Link building isn’t just a “good” SEO tactic — it’s an essential one if you want your company to reliably increase its rankings in search results.
Unfortunately, it’s easier said than done. If you build links in a way that violates Google’s policies on linking, you could face a manual or algorithmic penalty, setting you back further than where you started.
So, what is a newbie link builder to do?
If you’ve never engaged in a link building campaign before, don’t worry. There’s a learning curve here, but with patience, practice, and commitment, anyone can become a suitable link builder.
Understand the Basics
First, you need to understand the basic ingredients of a good link building strategy. Without this knowledge, you’ll struggle to build links that will benefit your business.
· Domain authority and page authority. Links are important because they pass “authority” to your site; essentially, authority functions as a marker of trustworthiness to Google. The higher your site’s authority is, the higher your site’s going to rank for various relevant searches. Keep in mind that links pass authority to your domain, but also the individual page they point to — boosting both domain-level and page-level authority.
· Natural vs. Unnatural links. Google’s penalty system only exists to distinguish between “natural” links and “unnatural” ones. So what’s the difference? Unnatural links are ones that don’t add any value for users; they’re often irrelevant, or are stuffed into an article for the sole purpose of rank manipulation. Natural links are ones that are there for a specific purpose, to cite a fact or provide further information, while providing value to readers.
· Guest posting. One of the best ways to build links is by guest posting on external publishers’ sites. This gives you a line of control over the authority of the sources linking back to you, and also gives you a chance to boost your visibility and reputation by publishing excellent content that will be read by new audiences in your target market. It’s the best way to build links.
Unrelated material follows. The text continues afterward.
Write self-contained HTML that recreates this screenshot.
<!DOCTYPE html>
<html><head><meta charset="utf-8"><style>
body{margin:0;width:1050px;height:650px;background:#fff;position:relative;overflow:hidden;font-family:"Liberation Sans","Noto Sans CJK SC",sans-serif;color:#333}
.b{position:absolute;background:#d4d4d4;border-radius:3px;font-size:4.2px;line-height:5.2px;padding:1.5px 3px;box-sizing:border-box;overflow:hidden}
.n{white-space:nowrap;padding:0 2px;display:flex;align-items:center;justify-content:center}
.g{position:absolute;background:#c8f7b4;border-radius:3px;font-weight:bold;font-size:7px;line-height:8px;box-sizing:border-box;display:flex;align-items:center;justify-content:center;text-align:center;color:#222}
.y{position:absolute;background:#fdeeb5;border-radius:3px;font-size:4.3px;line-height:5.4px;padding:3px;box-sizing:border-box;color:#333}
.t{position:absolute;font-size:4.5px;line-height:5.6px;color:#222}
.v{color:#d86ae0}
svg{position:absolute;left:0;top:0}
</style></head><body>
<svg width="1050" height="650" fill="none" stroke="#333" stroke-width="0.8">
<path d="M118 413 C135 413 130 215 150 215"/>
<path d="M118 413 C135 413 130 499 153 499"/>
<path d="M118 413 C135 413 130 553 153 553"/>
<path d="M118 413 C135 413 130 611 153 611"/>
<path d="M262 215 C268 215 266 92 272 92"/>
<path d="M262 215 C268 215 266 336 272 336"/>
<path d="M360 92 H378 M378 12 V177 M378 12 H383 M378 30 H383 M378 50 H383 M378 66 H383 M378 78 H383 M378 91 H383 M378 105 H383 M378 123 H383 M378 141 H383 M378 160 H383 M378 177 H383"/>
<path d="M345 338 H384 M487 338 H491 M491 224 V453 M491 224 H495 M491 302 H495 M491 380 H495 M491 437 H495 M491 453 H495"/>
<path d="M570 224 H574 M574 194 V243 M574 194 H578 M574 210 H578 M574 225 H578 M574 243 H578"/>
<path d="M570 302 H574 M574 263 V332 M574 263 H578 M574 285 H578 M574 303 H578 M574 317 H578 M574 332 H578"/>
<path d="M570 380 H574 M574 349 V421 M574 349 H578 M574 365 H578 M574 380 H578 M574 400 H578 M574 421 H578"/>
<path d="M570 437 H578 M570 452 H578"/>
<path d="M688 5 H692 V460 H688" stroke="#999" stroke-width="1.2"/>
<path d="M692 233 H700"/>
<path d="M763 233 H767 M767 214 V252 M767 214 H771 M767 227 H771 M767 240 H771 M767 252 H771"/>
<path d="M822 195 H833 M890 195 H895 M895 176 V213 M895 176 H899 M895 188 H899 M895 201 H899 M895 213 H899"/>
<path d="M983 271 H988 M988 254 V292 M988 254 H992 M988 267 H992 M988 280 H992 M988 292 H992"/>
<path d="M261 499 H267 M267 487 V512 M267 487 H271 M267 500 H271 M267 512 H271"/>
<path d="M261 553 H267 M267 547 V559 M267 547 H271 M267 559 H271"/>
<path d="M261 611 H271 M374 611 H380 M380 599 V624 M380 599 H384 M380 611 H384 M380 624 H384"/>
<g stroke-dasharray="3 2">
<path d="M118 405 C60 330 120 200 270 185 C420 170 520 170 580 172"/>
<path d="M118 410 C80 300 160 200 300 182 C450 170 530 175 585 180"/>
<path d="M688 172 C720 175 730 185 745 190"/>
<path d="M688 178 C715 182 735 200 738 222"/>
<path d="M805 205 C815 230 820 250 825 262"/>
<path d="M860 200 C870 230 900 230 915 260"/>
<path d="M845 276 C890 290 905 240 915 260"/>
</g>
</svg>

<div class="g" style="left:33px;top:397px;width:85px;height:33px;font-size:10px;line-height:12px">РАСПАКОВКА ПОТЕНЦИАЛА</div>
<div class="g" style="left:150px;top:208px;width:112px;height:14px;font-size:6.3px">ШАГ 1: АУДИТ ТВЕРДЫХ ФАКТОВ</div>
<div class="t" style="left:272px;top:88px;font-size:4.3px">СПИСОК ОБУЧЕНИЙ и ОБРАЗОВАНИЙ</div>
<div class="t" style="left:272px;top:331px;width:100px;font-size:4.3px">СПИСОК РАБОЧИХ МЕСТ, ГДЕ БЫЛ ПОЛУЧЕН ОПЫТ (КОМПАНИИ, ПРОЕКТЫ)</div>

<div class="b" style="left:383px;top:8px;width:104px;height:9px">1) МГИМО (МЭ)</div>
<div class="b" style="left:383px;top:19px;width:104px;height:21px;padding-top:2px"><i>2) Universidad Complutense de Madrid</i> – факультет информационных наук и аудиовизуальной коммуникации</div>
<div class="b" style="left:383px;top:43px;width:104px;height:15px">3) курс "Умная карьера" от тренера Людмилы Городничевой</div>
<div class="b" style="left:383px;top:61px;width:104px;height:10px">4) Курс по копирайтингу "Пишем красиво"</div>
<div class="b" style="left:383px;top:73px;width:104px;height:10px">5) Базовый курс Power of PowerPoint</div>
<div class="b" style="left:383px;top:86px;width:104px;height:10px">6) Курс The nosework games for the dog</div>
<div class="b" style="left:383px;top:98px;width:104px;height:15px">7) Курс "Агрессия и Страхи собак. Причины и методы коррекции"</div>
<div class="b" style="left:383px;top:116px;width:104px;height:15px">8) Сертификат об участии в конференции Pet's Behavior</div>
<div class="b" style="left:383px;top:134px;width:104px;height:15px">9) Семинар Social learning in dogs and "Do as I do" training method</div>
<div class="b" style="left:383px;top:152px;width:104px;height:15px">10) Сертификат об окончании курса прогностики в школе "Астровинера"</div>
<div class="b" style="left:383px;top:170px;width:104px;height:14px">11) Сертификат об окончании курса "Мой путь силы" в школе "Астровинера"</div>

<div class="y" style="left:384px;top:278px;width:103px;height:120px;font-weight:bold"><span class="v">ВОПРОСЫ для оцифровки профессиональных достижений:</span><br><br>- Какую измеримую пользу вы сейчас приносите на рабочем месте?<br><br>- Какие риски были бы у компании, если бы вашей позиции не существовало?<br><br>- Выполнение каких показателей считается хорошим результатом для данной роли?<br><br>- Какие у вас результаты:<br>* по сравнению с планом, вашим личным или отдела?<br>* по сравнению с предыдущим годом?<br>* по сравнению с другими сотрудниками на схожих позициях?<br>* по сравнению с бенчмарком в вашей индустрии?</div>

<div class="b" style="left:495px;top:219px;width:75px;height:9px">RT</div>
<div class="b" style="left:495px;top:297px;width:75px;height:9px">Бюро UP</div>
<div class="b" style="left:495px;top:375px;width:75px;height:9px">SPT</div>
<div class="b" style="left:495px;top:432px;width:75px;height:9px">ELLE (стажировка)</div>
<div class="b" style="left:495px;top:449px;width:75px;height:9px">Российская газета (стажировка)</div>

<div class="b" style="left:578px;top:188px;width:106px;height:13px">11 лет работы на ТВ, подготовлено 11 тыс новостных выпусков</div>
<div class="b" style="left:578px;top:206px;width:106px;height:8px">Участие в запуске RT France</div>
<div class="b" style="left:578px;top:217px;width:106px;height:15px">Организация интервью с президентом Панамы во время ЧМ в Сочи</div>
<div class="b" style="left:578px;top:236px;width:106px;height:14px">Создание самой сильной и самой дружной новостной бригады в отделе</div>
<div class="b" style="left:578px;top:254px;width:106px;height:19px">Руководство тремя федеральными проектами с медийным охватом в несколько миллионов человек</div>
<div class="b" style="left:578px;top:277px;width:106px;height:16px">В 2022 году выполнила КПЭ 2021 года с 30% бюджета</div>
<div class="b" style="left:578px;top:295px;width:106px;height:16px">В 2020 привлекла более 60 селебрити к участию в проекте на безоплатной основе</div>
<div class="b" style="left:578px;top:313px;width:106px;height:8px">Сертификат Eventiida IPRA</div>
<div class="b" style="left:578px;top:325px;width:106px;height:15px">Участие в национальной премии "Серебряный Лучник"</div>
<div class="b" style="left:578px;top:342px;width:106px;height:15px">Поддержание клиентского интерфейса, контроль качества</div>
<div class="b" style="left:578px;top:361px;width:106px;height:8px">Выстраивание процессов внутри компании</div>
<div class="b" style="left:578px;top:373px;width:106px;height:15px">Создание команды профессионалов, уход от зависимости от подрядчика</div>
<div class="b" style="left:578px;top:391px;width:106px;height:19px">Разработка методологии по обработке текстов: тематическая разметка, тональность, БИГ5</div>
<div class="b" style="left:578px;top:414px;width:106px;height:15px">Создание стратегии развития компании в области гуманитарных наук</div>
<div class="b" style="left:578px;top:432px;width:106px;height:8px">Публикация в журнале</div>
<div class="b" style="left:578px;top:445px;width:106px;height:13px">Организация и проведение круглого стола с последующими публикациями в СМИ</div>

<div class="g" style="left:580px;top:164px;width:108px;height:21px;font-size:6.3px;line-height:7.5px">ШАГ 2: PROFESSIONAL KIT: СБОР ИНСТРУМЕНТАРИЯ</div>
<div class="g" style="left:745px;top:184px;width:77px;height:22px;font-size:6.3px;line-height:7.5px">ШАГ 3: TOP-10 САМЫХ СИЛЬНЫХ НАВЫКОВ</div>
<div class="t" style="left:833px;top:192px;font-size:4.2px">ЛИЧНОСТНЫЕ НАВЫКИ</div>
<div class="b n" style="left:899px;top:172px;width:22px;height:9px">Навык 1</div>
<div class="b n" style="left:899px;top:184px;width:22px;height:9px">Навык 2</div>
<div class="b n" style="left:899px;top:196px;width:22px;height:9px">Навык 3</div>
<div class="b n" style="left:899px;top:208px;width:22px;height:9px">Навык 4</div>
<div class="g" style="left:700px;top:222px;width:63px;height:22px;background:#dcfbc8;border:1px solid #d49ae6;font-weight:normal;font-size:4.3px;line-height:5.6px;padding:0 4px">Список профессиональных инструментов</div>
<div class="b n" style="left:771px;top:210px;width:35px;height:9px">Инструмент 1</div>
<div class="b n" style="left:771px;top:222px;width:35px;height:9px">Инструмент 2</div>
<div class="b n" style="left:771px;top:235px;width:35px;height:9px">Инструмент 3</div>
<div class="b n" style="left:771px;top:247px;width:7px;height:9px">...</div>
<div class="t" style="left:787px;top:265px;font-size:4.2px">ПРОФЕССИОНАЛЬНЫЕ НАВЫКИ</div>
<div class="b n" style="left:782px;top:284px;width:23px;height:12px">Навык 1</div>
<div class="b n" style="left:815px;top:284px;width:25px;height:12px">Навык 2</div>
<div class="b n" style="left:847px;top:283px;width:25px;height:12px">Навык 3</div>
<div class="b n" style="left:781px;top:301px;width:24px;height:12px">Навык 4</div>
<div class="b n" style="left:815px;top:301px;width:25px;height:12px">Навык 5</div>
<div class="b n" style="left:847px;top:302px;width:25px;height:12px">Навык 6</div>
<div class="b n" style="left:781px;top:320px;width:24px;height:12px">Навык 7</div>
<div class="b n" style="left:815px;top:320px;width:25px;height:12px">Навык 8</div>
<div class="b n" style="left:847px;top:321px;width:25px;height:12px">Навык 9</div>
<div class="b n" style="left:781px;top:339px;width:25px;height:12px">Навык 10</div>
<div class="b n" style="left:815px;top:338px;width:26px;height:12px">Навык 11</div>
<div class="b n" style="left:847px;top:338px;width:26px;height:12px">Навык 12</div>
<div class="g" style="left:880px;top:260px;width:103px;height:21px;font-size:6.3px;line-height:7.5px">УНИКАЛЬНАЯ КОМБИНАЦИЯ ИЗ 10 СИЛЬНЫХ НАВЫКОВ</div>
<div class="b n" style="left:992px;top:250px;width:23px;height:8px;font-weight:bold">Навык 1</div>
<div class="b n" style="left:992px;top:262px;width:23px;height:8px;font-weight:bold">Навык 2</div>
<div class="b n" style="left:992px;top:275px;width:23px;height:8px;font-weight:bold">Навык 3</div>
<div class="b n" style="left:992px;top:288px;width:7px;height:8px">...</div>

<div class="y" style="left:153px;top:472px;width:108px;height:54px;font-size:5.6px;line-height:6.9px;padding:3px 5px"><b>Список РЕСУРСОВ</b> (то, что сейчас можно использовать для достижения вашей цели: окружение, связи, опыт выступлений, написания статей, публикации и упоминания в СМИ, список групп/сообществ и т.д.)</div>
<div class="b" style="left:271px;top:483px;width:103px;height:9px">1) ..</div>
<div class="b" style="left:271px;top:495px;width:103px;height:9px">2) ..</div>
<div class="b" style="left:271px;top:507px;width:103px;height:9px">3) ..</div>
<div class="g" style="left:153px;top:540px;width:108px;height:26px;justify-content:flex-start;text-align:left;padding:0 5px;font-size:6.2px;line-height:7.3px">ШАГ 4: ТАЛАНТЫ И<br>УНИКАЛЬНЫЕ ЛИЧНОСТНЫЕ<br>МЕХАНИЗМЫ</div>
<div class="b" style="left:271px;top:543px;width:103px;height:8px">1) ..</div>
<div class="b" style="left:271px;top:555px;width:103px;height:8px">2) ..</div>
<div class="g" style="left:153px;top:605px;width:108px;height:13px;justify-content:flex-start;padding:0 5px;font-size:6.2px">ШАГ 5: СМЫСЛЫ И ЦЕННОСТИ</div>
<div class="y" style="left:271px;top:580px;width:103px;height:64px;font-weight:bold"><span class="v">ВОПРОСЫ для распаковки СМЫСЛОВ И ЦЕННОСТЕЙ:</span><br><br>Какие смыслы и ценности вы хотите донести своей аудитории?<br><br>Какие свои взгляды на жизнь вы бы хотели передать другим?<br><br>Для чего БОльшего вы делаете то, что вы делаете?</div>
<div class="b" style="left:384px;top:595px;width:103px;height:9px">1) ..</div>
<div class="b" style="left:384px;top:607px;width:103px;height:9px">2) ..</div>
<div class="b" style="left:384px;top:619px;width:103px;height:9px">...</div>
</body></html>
· An ideal link. Now, let’s try to define what an “ideal” link looks like. Your link should be one of many in the body of an article, with relevant, accurate anchor text (the text that contains the hyperlink). Your link should be to an article or page of your site that provides more information, supports or references a claim made, or otherwise enhances the value of the piece. It should appear naturally, without any indication that it was placed for the purpose of improving search rankings. The content surrounding your link should also be valuable, well-written, and targeted to a specific audience.
Don’t Overthink It
Now, a word of advice: don’t overthink it. The way most search optimizers describe it, you’d think link building was some incredibly technical, volatile practice, but the reality is just the opposite; you can usually rely on your intuition.
In fact, because “natural” links are the ones getting rewarded, the less you think about your placement, the better. Read your articles before submitting them and pretend to be an outsider. Does your link stand out at all? Does it offer valuable information that supports the facts you listed in the article?
Establishing a Foundation
If you want to be selected as a potential guest blogger for external publications, you need something to prove you’re a high-quality writer. Plus, if you’re going to be building links, you need valuable material to link to in the first place.
To address both these needs simultaneously, you’ll need to establish a foundation of content on your blog or website. There are plenty of free ways to do this, even if you don’t have a website, but it will take you some time to develop. Make sure your posts are well-written and valuable to your key demographics or you won’t be as easily accepted as a contributor.
Pitching Your First Guest Post
To get started, you’ll want to identify an external publisher that accepts guest-submitted material. Because you won’t have much experience, you’ll probably need to check out some low-authority sources, or ones with highly specific niches, such as subsections of your industry or publishers exclusive to your region.
Figure out a topic that this audience would like to see, and send the editor a pitch on your idea. If it’s accepted, you can write your post, include a link pointing back to your domain, and submit for publication. If it’s not accepted, you’ll have to move onto the next opportunity until you find a publisher who bites.
Building Authority and Moving Forward
From here, it’s all about keeping your momentum moving forward. For a while, you’ll need to keep reaching out to low-authority sources, niche-specific sources, and other publishers where guest publication is a breeze. Then, once you’ve built up enough authority, you can start pitching to some bigger, more reputable names, using your publication history as a kind of resume. One high-authority link is worth multiple low-authority ones, so don’t procrastinate climbing this ladder if you’re trying to see results.
Link building isn’t a sexy strategy, but it’s a real workhorse in the realm of online marketing. If you follow best practices bit by bit, and continue escalating your efforts over time, your domain authority will start to climb and you’ll have an easier and easier time ranking for your target keywords and keyword phrases. Try not to be intimidated by the threat of penalty or the uncertainty of inexperience; learn what you can, then plunge in. The rest you can learn from trial and error.